Hasta ahora, la respuesta a la pandemia de coronavirus ha funcionado bajo el supuesto de que lo peor pasará dentro de un año más o menos. Pero, ¿y si la enfermedad dura mucho más? Es un escenario que los encargados de política monetaria deben reconocer como posible y prepararse para ello.

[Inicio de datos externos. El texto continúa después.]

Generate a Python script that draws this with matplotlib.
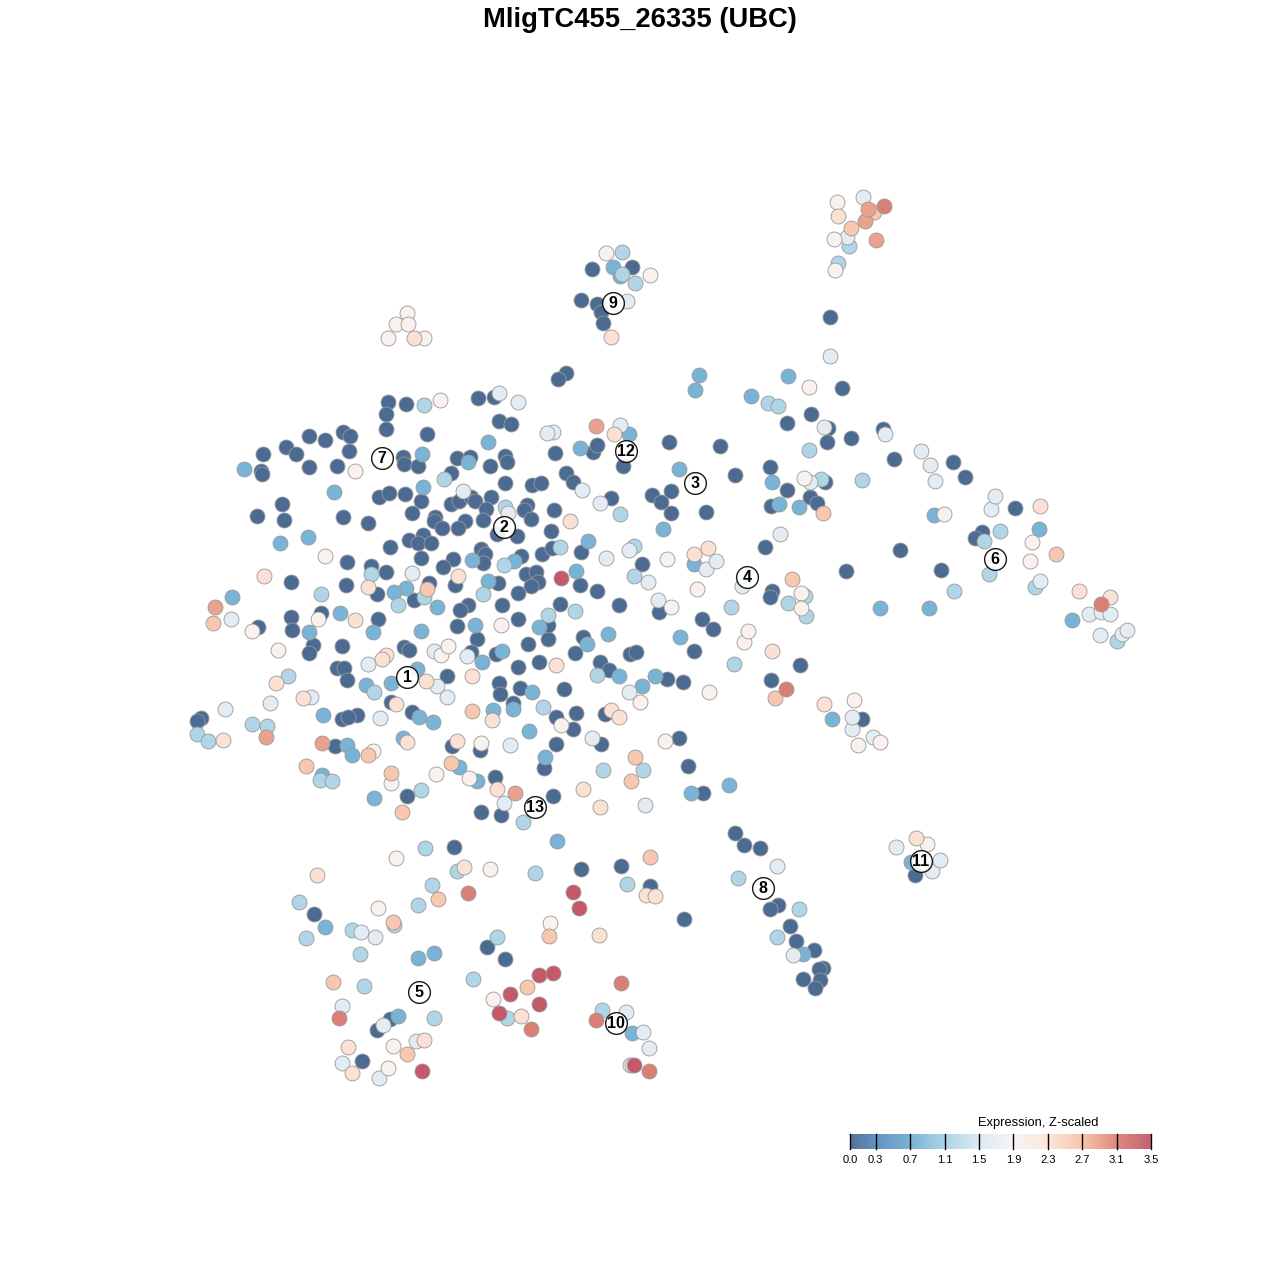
import matplotlib
matplotlib.use('Agg')
import matplotlib.pyplot as plt
import numpy as np
from matplotlib.colors import LinearSegmentedColormap, Normalize

plt.rcParams['font.family'] = ['Liberation Sans', 'DejaVu Sans']

title = 'MligTC455_26335 (UBC)'
legend_title = 'Expression, Z-scaled'
legend_ticks = [0.0, 0.3, 0.7, 1.1, 1.5, 1.9, 2.3, 2.7, 3.1, 3.5]
legend_colors = ['#4c6b92', '#5b8fbf', '#74afd3', '#a9d2e4', '#dde9f2',
                 '#f7f5f4', '#fce5da', '#f7c3a9', '#de8578', '#c4596a']

# cells in embedding coordinates, grouped by expression level
expr_0 = [(830,317),(842,388),(811,414),(787,423),(828,428),(851,438),(827,442),(883,429),(894,459),(953,462),
    (965,477),(720,446),(669,442),(735,475),(770,467),(787,490),(810,497),(817,503),(825,482),(771,506),
    (706,512),(671,491),(652,495),(661,502),(671,513),(765,547),(846,571),(900,550),(941,570),(1015,508),
    (982,532),(975,538),(772,591),(770,597),(702,619),(713,629),(659,612),(694,651),(800,665),(771,680),
    (683,682),(667,679),(862,719),(679,738),(688,766),(703,793),(566,373),(558,379),(478,398),(494,397),
    (499,421),(511,424),(388,402),(386,414),(406,404),(386,429),(427,434),(343,432),(350,436),(325,440),
    (309,436),(286,447),(296,454),(263,454),(261,471),(262,474),(309,467),(337,466),(349,451),(403,457),
    (404,464),(418,466),(457,458),(470,457),(490,466),(505,456),(507,462),(555,453),(593,452),(597,445),
    (623,466),(451,473),(505,483),(532,485),(541,483),(566,473),(573,482),(611,498),(379,497),(389,493),
    (405,494),(421,501),(451,504),(459,501),(471,497),(475,501),(491,497),(486,509),(527,505),(524,510),
    (554,510),(412,513),(435,517),(434,521),(442,528),(465,521),(458,528),(483,520),(531,519),(551,531),
    (368,523),(423,535),(409,540),(418,543),(431,543),(390,547),(497,534),(517,536),(481,549),(485,554),
    (483,563),(521,556),(542,554),(552,548),(581,552),(421,558),(453,559),(443,567),(371,566),(386,572),
    (526,574),(536,572),(538,582),(531,586),(580,585),(597,591),(429,583),(455,585),(498,583),(518,593),
    (377,594),(414,600),(502,605),(560,604),(468,605),(460,610),(378,619),(518,619),(548,639),(548,625),
    (457,626),(477,639),(528,644),(575,653),(583,637),(404,647),(409,650),(471,652),(496,654),(518,667),
    (539,662),(447,676),(499,683),(600,662),(630,654),(636,652),(609,670),(500,694),(520,688),(564,689),
    (513,703),(412,712),(391,702),(357,715),(556,717),(576,713),(573,729),(605,714),(601,744),(556,744),
    (452,746),(480,750),(544,768),(495,777),(407,796),(553,796),(481,812),(501,815),(282,504),(284,520),
    (257,516),(343,517),(347,562),(346,585),(291,582),(291,617),(292,630),(321,613),(258,627),(313,645),
    (309,653),(342,646),(337,668),(344,668),(347,680),(335,746),(342,719),(348,717),(201,718),(197,721),
    (454,847),(581,869),(621,866),(650,886),(684,919),(735,833),(744,845),(760,848),(778,905),(770,909),
    (790,926),(796,941),(814,950),(823,968),(819,969),(820,980),(815,988),(803,979),(314,914),(487,947),
    (505,959),(362,1061),(390,1019),(377,1030),(915,875),(592,269),(632,267),(581,300),(597,304),(601,312),
    (603,323),(642,564),(619,605)]
expr_1 = [(699,375),(695,390),(788,376),(751,396),(244,469),(334,492),(308,537),(280,543),(232,597),(488,442),
    (580,448),(629,434),(468,462),(422,454),(679,469),(772,482),(779,504),(799,507),(663,529),(694,564),
    (1039,529),(1072,620),(880,608),(929,608),(340,613),(309,632),(373,632),(421,631),(437,607),(475,625),
    (406,588),(394,592),(423,487),(472,560),(488,581),(514,561),(588,541),(576,571),(539,627),(608,634),
    (680,637),(482,662),(502,651),(619,676),(655,676),(642,686),(532,692),(417,669),(391,683),(366,685),
    (323,715),(419,717),(433,722),(493,710),(513,709),(403,738),(347,745),(352,755),(529,731),(545,757),
    (374,798),(477,781),(459,767),(691,793),(729,785),(557,841),(325,927),(418,958),(434,953),(803,954),
    (398,1016),(632,1033),(832,719),(911,862),(587,644),(613,267),(620,276),(934,515),(322,775)]
expr_2 = [(424,405),(768,403),(778,406),(809,450),(821,479),(862,480),(620,514),(444,479),(634,576),(634,546),
    (1000,531),(984,541),(989,574),(954,591),(1035,587),(1117,641),(788,603),(731,607),(806,616),(734,664),
    (838,263),(849,246),(622,252),(622,274),(635,283),(288,676),(267,726),(252,724),(197,734),(208,741),
    (320,780),(332,781),(394,925),(352,930),(360,954),(364,986),(306,938),(299,902),(418,905),(432,885),
    (425,848),(457,871),(535,873),(627,884),(738,878),(799,909),(777,937),(473,979),(497,937),(507,1018),
    (434,1018),(602,1010),(523,822),(643,770),(603,770),(543,707),(597,675),(575,611),(548,615),(483,594),
    (505,507),(504,565),(424,597),(371,574),(321,594),(398,605),(374,692),(421,790),(560,547),(805,596)]
expr_3 = [(830,356),(885,434),(620,425),(553,432),(547,433),(518,402),(499,393),(463,491),(508,513),(600,503),
    (780,534),(991,509),(995,496),(1040,581),(1100,635),(1089,614),(1101,612),(1110,614),(1122,634),
    (1127,630),(921,451),(930,465),(935,481),(824,427),(706,569),(716,561),(629,550),(606,558),(648,582),
    (658,600),(645,805),(592,738),(510,745),(447,697),(380,718),(270,703),(225,709),(231,619),(412,573),
    (434,651),(467,656),(368,664),(311,697),(629,692),(852,729),(852,717),(873,737),(896,847),(932,871),
    (940,860),(777,866),(793,955),(649,1048),(643,1032),(626,1012),(416,1041),(383,1025),(342,1063),(375,937),
    (361,932),(504,803),(742,586),(847,237),(437,686),(582,490),(863,197),(627,301),(810,482),(379,1078),
    (342,1006)]
expr_4 = [(809,387),(440,400),(837,202),(834,239),(835,270),(606,253),(650,275),(407,313),(396,324),
    (408,324),(388,338),(424,338),(355,471),(325,556),(318,619),(278,650),(252,631),
    (441,655),(448,646),(501,625),(667,559),(697,589),(671,607),(744,642),(748,631),(640,702),
    (709,692),(854,700),(858,745),(880,742),(1030,561),(1032,542),(665,741),(561,725),(481,743),(436,774),
    (391,783),(469,778),(396,858),(490,869),(550,923),(378,908),(493,999),(388,1068),
    (630,1065),(632,1065),(927,844),(804,478),(801,593),(801,608),(944,514),(393,1046),(373,751)]
expr_5 = [(614,434),(570,521),(458,576),(694,554),(708,548),(1040,506),(838,216),(772,651),(824,704),
    (916,838),(352,1073),(348,1047),(424,1040),(521,1016),(368,587),(386,655),(382,659),(426,681),
    (472,676),(396,704),(407,742),(492,720),(611,710),(619,717),(497,789),(583,789),(600,807),(317,875),
    (464,867),(556,665),(646,895),(655,896),(599,935),(1079,591),(1110,597),(223,740),(276,683),(303,698),
    (457,741),(611,337),(264,576),(355,620),(414,338)]
expr_5b = [(851,228),(874,212),(527,987),(792,579),(1056,554),(823,513),(635,757),(631,781),(402,812),(391,773),
    (451,763),(472,711),(368,755),(306,766),(213,623),(438,899),(393,922),(549,936),(650,857),(407,1054),
    (333,982),(775,698),(427,589)]
expr_6 = [(515,793),(266,737),(215,607),(596,426),(865,221),(868,209),(876,240),(322,743)]
expr_7 = [(884,206),(786,689),(1101,604),(468,893),(339,1018),(531,1029),(621,983),(596,1020),(649,1071)]
expr_8 = [(561,578),(573,892),(579,908),(539,975),(553,973),(510,994),(539,1004),(499,1013),(634,1065),(422,1071)]

levels = [0.0, 0.75, 1.15, 1.6, 2.0, 2.35, 2.65, 2.9, 3.15, 3.5]
groups = [expr_0, expr_1, expr_2, expr_3, expr_4, expr_5, expr_5b, expr_6, expr_7, expr_8]

cluster_ids = ['1', '2', '3', '4', '5', '6', '7', '8', '9', '10', '11', '12', '13']
cluster_x = [407, 504, 695, 747, 419, 995, 382, 763, 613, 616, 921, 626, 535]
cluster_y = [677, 527, 483, 577, 992, 559, 458, 888, 303, 1023, 861, 451, 807]

cmap = LinearSegmentedColormap.from_list('expr', list(zip(np.array(legend_ticks) / 3.5, legend_colors)))
norm = Normalize(0, 3.5)

fig = plt.figure(figsize=(12.8, 12.8), dpi=100)
ax = fig.add_axes([0, 0, 1, 1])
ax.set_xlim(0, 1280)
ax.set_ylim(1280, 0)
ax.axis('off')

for level, group in zip(levels, groups):
    pts = np.array(group)
    ax.scatter(pts[:, 0], pts[:, 1], s=116, color=cmap(norm(level)),
               edgecolors='#999999', linewidths=0.6, zorder=2)

ax.scatter(cluster_x, cluster_y, s=245, color='white', alpha=0.9, edgecolors='black', linewidths=1.0, zorder=3)
for lab, x, y in zip(cluster_ids, cluster_x, cluster_y):
    ax.text(x, y + 0.5, lab, ha='center', va='center', fontsize=11.5, fontweight='bold', zorder=4)

ax.text(640, 20, title, ha='center', va='center', fontsize=19.7, fontweight='bold')

# colour key
cax = fig.add_axes([850 / 1280, 1 - 1149 / 1280, 301 / 1280, 15 / 1280])
grad = np.linspace(0, 3.5, 600).reshape(1, -1)
cax.imshow(grad, cmap=cmap, norm=norm, aspect='auto', extent=[0, 3.5, 0, 1], alpha=0.95)
cax.set_yticks([])
cax.set_xticks(legend_ticks)
cax.set_xticklabels([f'{t:.1f}' for t in legend_ticks], fontsize=8)
cax.tick_params(axis='x', length=0, pad=4)
for t in legend_ticks:
    cax.axvline(t, color='black', lw=1.0, clip_on=False)
for s in cax.spines.values():
    s.set_visible(False)
ax.text(1038.5, 1123, legend_title, ha='center', va='center', fontsize=9.3)

fig.savefig('out.png', dpi=100)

Los medios de comunicación constantemente repiten que existe la posibilidad de que una vacuna esté disponible de forma generalizada para la próxima primavera boreal, pero incluso la primavera de 2023 sería el logro más rápido en el historial médico, y no hay garantía de eso. Tal vez, finalmente los anticuerpos brinden poca o ninguna protección contra el contagio, como es el caso de algunos virus. En ese caso, desarrollar una vacuna sería mucho más difícil y el concepto de ”inmunidad colectiva” no tendría sentido. Casi todos seguirían siendo susceptibles, hayan tenido el virus en el pasado o no.

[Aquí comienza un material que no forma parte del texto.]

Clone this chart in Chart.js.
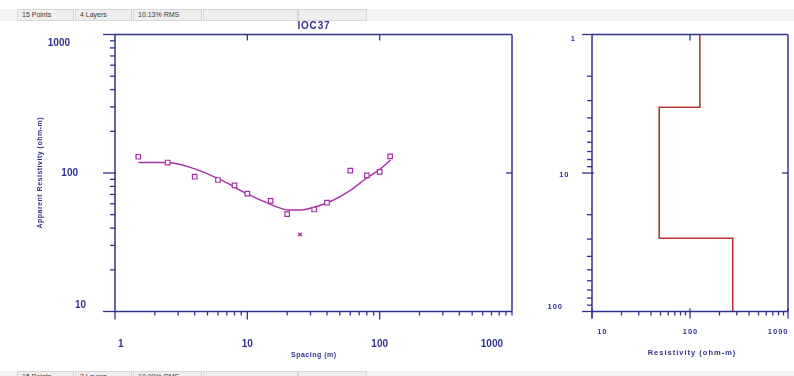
<!DOCTYPE html>
<html>
<head>
<meta charset="utf-8">
<script src="https://cdn.jsdelivr.net/npm/chart.js@4/dist/chart.umd.min.js"></script>
<style>
  html, body { margin: 0; padding: 0; background: #fff; width: 794px; height: 376px; overflow: hidden;
    font-family: "Liberation Sans", Arial, sans-serif; }
  #curve { position: absolute; left: 0; top: 0; }
  #model { position: absolute; left: 530px; top: 0; }
  .bar { position: absolute; left: 0; width: 794px; background: #f4f4f4; z-index: 2; overflow: hidden; }
  .bar span { position: absolute; top: 0; bottom: 0; box-sizing: border-box; border: 1px solid #d6d6d6;
    background: #eeeeee; color: #3a3a3a; font-size: 7px; padding-left: 4px; white-space: nowrap; }
  #statusTop { top: 9px; height: 12px; }
  #statusTop span { line-height: 10px; }
  #statusBottom { top: 371px; height: 8px; }
  #statusBottom span { line-height: 9px; }
</style>
</head>
<body>
<div class="bar" id="statusTop"></div>
<div class="bar" id="statusBottom"></div>
<canvas id="curve" width="530" height="376"></canvas>
<canvas id="model" width="264" height="376"></canvas>
<script>
// ---- sounding IOC37: measured apparent resistivity ----
const spacing   = [1.5, 2.5, 4, 6, 8, 10, 15, 20, 32, 40, 60, 80, 100, 120];
const apparentRho = [131, 119, 94, 89, 81.5, 71, 63, 50.5, 54.5, 61, 104, 96, 102, 132];
// rejected reading
const rejectedSpacing = [25];
const rejectedRho = [36];

// ---- computed response of the layered model ----
const fitSpacing = [1.5, 2.5, 3.9, 5.2, 7, 9.3, 12.5, 16.6, 20.4, 25, 31.5, 42, 60, 80, 100, 121];
const fitRho     = [119, 119, 108, 97, 85, 73, 64, 57, 54, 54, 56.5, 62, 75, 92, 106, 124];

// ---- layered model ----
const layerRho = [126, 48.5, 273];
const layerTop = [1, 3.35, 29.6];
const modelBottom = 100;

// ---- axis tick labels ----
const spacingTicks = [1, 10, 100, 1000];
const rhoTicks = [10, 100, 1000];
const depthTicks = [1, 10, 100];
const resTicks = [10, 100, 1000];

// ---- status line ----
const statusTopText = ['15 Points', '4 Layers', '10.13% RMS', '', ''];
const statusBottomText = ['15 Points', '3 Layers', '10.99% RMS', '', ''];

const NAVY = '#30328f';
const PURPLE = '#a62fa6';
const RED = '#b53434';

function fillStatus(id, texts) {
  const cells = [[17, 57], [75, 57], [133, 69], [203, 95], [298, 69]];
  const bar = document.getElementById(id);
  texts.forEach((t, i) => {
    const s = document.createElement('span');
    s.style.left = cells[i][0] + 'px';
    s.style.width = cells[i][1] + 'px';
    s.textContent = t;
    bar.appendChild(s);
  });
}
fillStatus('statusTop', statusTopText);
fillStatus('statusBottom', statusBottomText);

const clamp = (v, lo, hi) => Math.max(lo, Math.min(hi, v));

function seg(ctx, x1, y1, x2, y2) {
  ctx.beginPath(); ctx.moveTo(x1, y1); ctx.lineTo(x2, y2); ctx.stroke();
}
function text(ctx, s, x, y, font, spacingPx, align) {
  ctx.font = font;
  ctx.letterSpacing = spacingPx + 'px';
  ctx.textAlign = align || 'center';
  ctx.textBaseline = 'middle';
  // trailing letter spacing is not part of the visible glyph run
  let dx = 0;
  if (align === 'right') dx = spacingPx;
  else if (!align || align === 'center') dx = spacingPx / 2;
  ctx.fillText(s, x + dx, y);
}
function decadeMinors(lo, hi) {
  const out = [];
  for (let d = lo; d < hi; d *= 10) for (let m = 2; m <= 9; m++) out.push(d * m);
  return out;
}

// frame, ticks and labels for the sounding curve
const curveAxes = {
  id: 'curveAxes',
  afterDraw(chart) {
    const { ctx, chartArea: a, scales: { x, y } } = chart;
    ctx.save();
    ctx.strokeStyle = NAVY; ctx.fillStyle = NAVY; ctx.lineWidth = 1.5;
    seg(ctx, a.left, a.top, a.right, a.top);
    seg(ctx, a.left, a.bottom, a.right, a.bottom);
    seg(ctx, a.left, a.top, a.left, a.bottom);
    seg(ctx, a.right, a.top, a.right, a.bottom);
    ctx.lineWidth = 1.3;
    // y ticks (outward)
    rhoTicks.forEach(v => { const p = y.getPixelForValue(v); seg(ctx, a.left - 12, p, a.left + 1, p); });
    decadeMinors(10, 1000).forEach(v => { const p = y.getPixelForValue(v); seg(ctx, a.left - 5, p, a.left, p); });
    // x ticks (outward)
    spacingTicks.forEach(v => { const p = x.getPixelForValue(v); seg(ctx, p, a.bottom, p, a.bottom + (v === 1000 ? 4 : 8)); });
    decadeMinors(1, 1000).forEach(v => { const p = x.getPixelForValue(v); seg(ctx, p, a.bottom, p, a.bottom + 4); });
    // inner ticks on top and right edges
    [10, 100].forEach(v => { const p = x.getPixelForValue(v); seg(ctx, p, a.top, p, a.top + 6); });
    { const p = y.getPixelForValue(100); seg(ctx, a.right - 6, p, a.right, p); }

    // tick labels
    rhoTicks.forEach(v => {
      const s = String(v);
      const py = clamp(y.getPixelForValue(v), a.top + 8.5, a.bottom - 6.5);
      text(ctx, s, a.left - 29 - 8 * (s.length - 2), py, 'bold 10px "Liberation Sans", Arial', 0, 'right');
    });
    spacingTicks.forEach(v => {
      const s = String(v);
      ctx.font = 'bold 10px "Liberation Sans", Arial';
      const w = ctx.measureText(s).width;
      const px = clamp(x.getPixelForValue(v), a.left + 3 + w / 2, a.right - 9 - w / 2);
      text(ctx, s, px, a.bottom + 32.5, 'bold 10px "Liberation Sans", Arial', 0);
    });
    // titles
    const cx = (a.left + a.right) / 2;
    text(ctx, 'IOC37', cx, a.top - 8, 'bold 10px "Liberation Sans", Arial', 0.8);
    text(ctx, 'Spacing (m)', cx, a.bottom + 43.5, 'bold 7px "Liberation Sans", Arial', 0.5);
    ctx.save();
    ctx.translate(40.3, (a.top + a.bottom) / 2);
    ctx.rotate(-Math.PI / 2);
    text(ctx, 'Apparent Resistivity (ohm-m)', 0, 0, 'bold 7px "Liberation Sans", Arial', 0.5);
    ctx.restore();
    ctx.restore();
  }
};

// frame, ticks and labels for the layered model
const modelAxes = {
  id: 'modelAxes',
  afterDraw(chart) {
    const { ctx, chartArea: a, scales: { x, y } } = chart;
    ctx.save();
    ctx.strokeStyle = NAVY; ctx.fillStyle = NAVY; ctx.lineWidth = 1.5;
    seg(ctx, a.left, a.top, a.right, a.top);
    seg(ctx, a.left, a.bottom, a.right, a.bottom);
    seg(ctx, a.left, a.top, a.left, a.bottom);
    seg(ctx, a.right, a.top, a.right, a.bottom);
    ctx.lineWidth = 1.3;
    depthTicks.forEach(v => { const p = y.getPixelForValue(v); seg(ctx, a.left - 10, p, a.left + 2, p); });
    decadeMinors(1, 100).forEach(v => { const p = y.getPixelForValue(v); seg(ctx, a.left - 5, p, a.left, p); });
    resTicks.forEach(v => {
      if (v > x.max) return;
      const p = x.getPixelForValue(v); seg(ctx, p, a.bottom - 3, p, a.bottom + 7);
    });
    seg(ctx, a.left, a.bottom, a.left, a.bottom + 7);
    decadeMinors(10, 1000).forEach(v => {
      if (v > x.max) return;
      const p = x.getPixelForValue(v); seg(ctx, p, a.bottom, p, a.bottom + 4);
    });
    { const p = x.getPixelForValue(100); seg(ctx, p, a.top, p, a.top + 6); }
    { const p = y.getPixelForValue(10); seg(ctx, a.right - 6, p, a.right, p); }

    depthTicks.forEach(v => {
      const s = String(v);
      const py = clamp(y.getPixelForValue(v) + 2, a.top + 4, a.bottom - 5);
      text(ctx, s, a.left - 17 - 6.5 * (s.length - 1), py, 'bold 7.5px "Liberation Sans", Arial', 1, 'right');
    });
    resTicks.forEach(v => {
      const s = String(v);
      ctx.font = 'bold 7.5px "Liberation Sans", Arial';
      ctx.letterSpacing = '1px';
      const w = ctx.measureText(s).width;
      const px = clamp(x.getPixelForValue(v), a.left + 4.7 + w / 2, a.right - w / 2);
      text(ctx, s, px, a.bottom + 20.5, 'bold 7.5px "Liberation Sans", Arial', 1);
    });
    text(ctx, 'Resistivity (ohm-m)', (a.left + a.right) / 2 + 1.5, a.bottom + 41, 'bold 7.5px "Liberation Sans", Arial', 1);
    ctx.save();
    ctx.translate(538, (a.top + a.bottom) / 2);
    ctx.rotate(-Math.PI / 2);
    text(ctx, 'Depth (m)', 0, 0, 'bold 7.5px "Liberation Sans", Arial', 1);
    ctx.restore();
    ctx.restore();
  }
};

const commonOptions = {
  responsive: false,
  animation: false,
  events: [],
  plugins: { legend: { display: false }, tooltip: { enabled: false }, title: { display: false } },
};

new Chart(document.getElementById('curve'), {
  type: 'scatter',
  data: {
    datasets: [
      {
        label: 'fit',
        data: fitSpacing.map((s, i) => ({ x: s, y: fitRho[i] })),
        showLine: true, borderColor: PURPLE, borderWidth: 1.4,
        pointRadius: 0, cubicInterpolationMode: 'monotone', order: 2
      },
      {
        label: 'measured',
        data: spacing.map((s, i) => ({ x: s, y: apparentRho[i] })),
        pointStyle: 'rect', pointRadius: 3.2, borderWidth: 1.2,
        borderColor: PURPLE, backgroundColor: '#ffffff', order: 1
      },
      {
        label: 'rejected',
        data: rejectedSpacing.map((s, i) => ({ x: s, y: rejectedRho[i] })),
        pointStyle: 'crossRot', pointRadius: 2.4, borderWidth: 1.4,
        borderColor: PURPLE, order: 1
      }
    ]
  },
  options: {
    ...commonOptions,
    layout: { padding: { left: 115, right: 18, top: 34.5, bottom: 64.5 } },
    scales: {
      x: { type: 'logarithmic', min: 1, max: 1000, display: false },
      y: { type: 'logarithmic', min: 10, max: 1000, display: false }
    }
  },
  plugins: [curveAxes]
});

// stair-step profile of the layered model
const stepPoints = [];
layerRho.forEach((r, i) => {
  const bottom = i + 1 < layerTop.length ? layerTop[i + 1] : modelBottom;
  stepPoints.push({ x: r, y: layerTop[i] }, { x: r, y: bottom });
});

new Chart(document.getElementById('model'), {
  type: 'scatter',
  data: {
    datasets: [{
      label: 'model',
      data: stepPoints,
      showLine: true, borderColor: RED, borderWidth: 1.6, pointRadius: 0, tension: 0
    }]
  },
  options: {
    ...commonOptions,
    layout: { padding: { left: 62, right: 6, top: 34.5, bottom: 64.5 } },
    scales: {
      x: { type: 'logarithmic', min: 10, max: 1000, display: false },
      y: { type: 'logarithmic', min: 1, max: 100, reverse: true, display: false }
    }
  },
  plugins: [modelAxes]
});
</script>
</body>
</html>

Por lo tanto, una batalla muy larga contra la COVID-19 parece perfectamente posible, pero parece casi imposible que Estados Unidos y gran parte del mundo puedan lograr lo que consiguió Nueva Zelanda: prácticamente eliminar la enfermedad. Una crisis a más largo plazo tendría implicaciones muy diferentes para la economía; sectores que se espera que se recuperen, como el turismo, podrían no volver a recuperarse; mientras que sectores que se han visto beneficiados, como los servicios de streaming, podrían perpetuar ese beneficio.
Sin embargo, toda la ayuda de emergencia de los gobiernos y los bancos centrales pretende aliviar solo un impacto temporal. En EE.UU., la Reserva Federal, el Tesoro y el Congreso han trabajado sin cesar (y con éxito) para garantizar que las empresas tengan más o menos el mismo acceso a financiación. Esto sería justificable si las autoridades estuvieran seguras de que la pandemia acabará dentro de un año, pero no pueden estarlo. Si esto sigue en el largo plazo, sus acciones estarán alentando una sobreinversión en actividades económicas que enfrentan riesgos verdaderamente existenciales.
Lo mismo se aplica a ciertas medidas de distanciamiento social. Los Centros para el Control de Enfermedades, por ejemplo, recomiendan que los centros de atención a largo plazo prohíban todas las visitas “excepto en ciertos casos compasivos, como cuando alguien va a morir”. Algunos han sugerido que todas las personas mayores deben permanecer aisladas. Esto podría ser soportable por un año, pero parece cruel e inviable durante períodos más largos. Entonces, debemos preguntarnos: ¿cómo puede una sociedad brindar atención segura y compasiva a las personas mayores y vulnerables si la COVID-19 sigue estando presente de forma generalizada durante muchos años?
Esta enfermedad tiene el potencial de imponer un cambio enorme y duradero en el mundo. Los científicos están haciendo todo lo posible por impedirlo, derrotando al virus rápidamente, pero los encargados de políticas económicas y de salud pública deberían estar preparados ante la posibilidad de que no lo logren.